Blog Post
This Valentine's Day, We Only Have Eyes for Crushing, Crippling, Awe-Inspiring Debt
Valentine's Day is just around the corner, and like most of you, I'm planning to write a bad check for piles and piles of gifts. I'm not sure what, really. I won't keep much track. Even after I buy them, I'll probably be a little fuzzy on what exactly I paid for. And when the check bounces, I'll go right on pretending it didn't. Just like you.
Oh, you didn't realize that was in your plans for the day? Then you haven't been reading the papers.
Valentine's Day is the day the President's budget request for fiscal 2012 will drop on the desks of a divided Congress. It will be filled with jaw-dropping numbers – in FY 2010, the government spent a total of about $3.5 trillion, and took in about $2.4 trillion, making up the difference with – you guessed it – debt. A bad check worth more than $1.1 trillion.

Both parties have, of course, pledged to cut spending in this next round. The White House is starting to let specifics of its cuts trickle out. They can sound impressive, if the big numbers have numbed your mind enough. Obama's newly-confirmed Budget Director, Jack Lew, wrote in the New York Times this Sunday that "we have had to look beyond the obvious and cut spending for purposes we support. We had to choose programs that, absent the fiscal situation, we would not cut."
The Republicans are talking tough as well. Politico notes that Republican plans would "cut domestic programs by $100 billion and force the government to pay creditors before funding other priorities if the limit on the national debt is hit."
But, for all the talk, the proportions of the cuts are pathetically small. The White House is pushing the idea that a five-year freeze in spending growth should count as a cut (I don't know about you, but when I spend the same amount of money tomorrow as I did today, I don't actually spend any less money in the process), and arguing that the $775 million in cuts detailed so far is a significant change in federal policy.
But $775 million is just 0.02 percent of $3.5 trillion – and the FY '12 budget request should easily top the $3.5 billion we spent last year. The proposed cuts would leave us with more than 99.8 percent of our problem.
That's the challenge with these numbers – the figures can sound impressive in a speech, but against the actual spending total, they're nothing. Watch this excellent illustration of what each $100 million cut would actually mean to the federal budget to see what I'm talking about.
The problem is simply so huge that the solutions our politicians are discussing won't really dent it.

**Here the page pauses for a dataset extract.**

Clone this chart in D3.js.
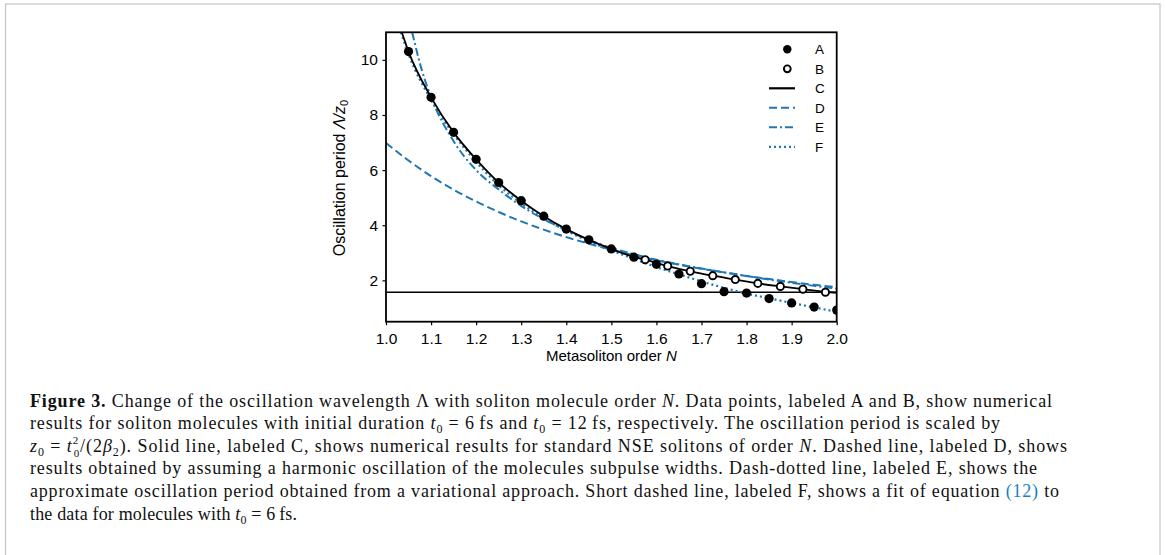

What does this all mean to contractors?
For one thing, we can expect a round of negative publicity in 2011 that will beat out anything we've seen in recent years. Not only is that Valentine's Day budget request coming, but the Continuing Resolution that's funding current government operations is set to expire on March 4 – meaning we'll get two rounds of very public budget battles in a fairly short time. On top of that, Congress will have to vote to extend the debt limit before long (the most pointless circus in all of politics – both parties vote to build debt over and over again every time they vote to spend money, but once every few years we let the minority party strut and posture as though they are against more debt with this vote). That perfect storm means the budget will dominate the news for the next few months – and contractors will be an easy target.
We can also expect, however, an opportunity for those who really know how to market. The Professional Services Council's Stan Soloway told us back in November that the contractors who survive the new fiscal austerity will be those that teach the government how to measure performance, and how to streamline operations. Effective budget cuts, he said, "could come more from working with the contracting industry to develop efficiencies than from insourcing functions and blaming the industry for inefficiencies."
That's the best advice we can give you. As you watch the budget battles unfold, starting on Valentine's day, don't fret over whether the fact that the bad check is coming due will mean trouble for your company. Approach the government clients you have, and the government clients you want, and tell them about your ideas for how to make their operations more efficient. Agency heads will be feeling that same political pressure to make their operations less expensive, and the best gift you can give them is a plan for how to do it.
If you build your company's competencies with that in mind, you can grow by helping them spend wisely. After all, you and I know how to write a check that clears. Even on Valentine's Day.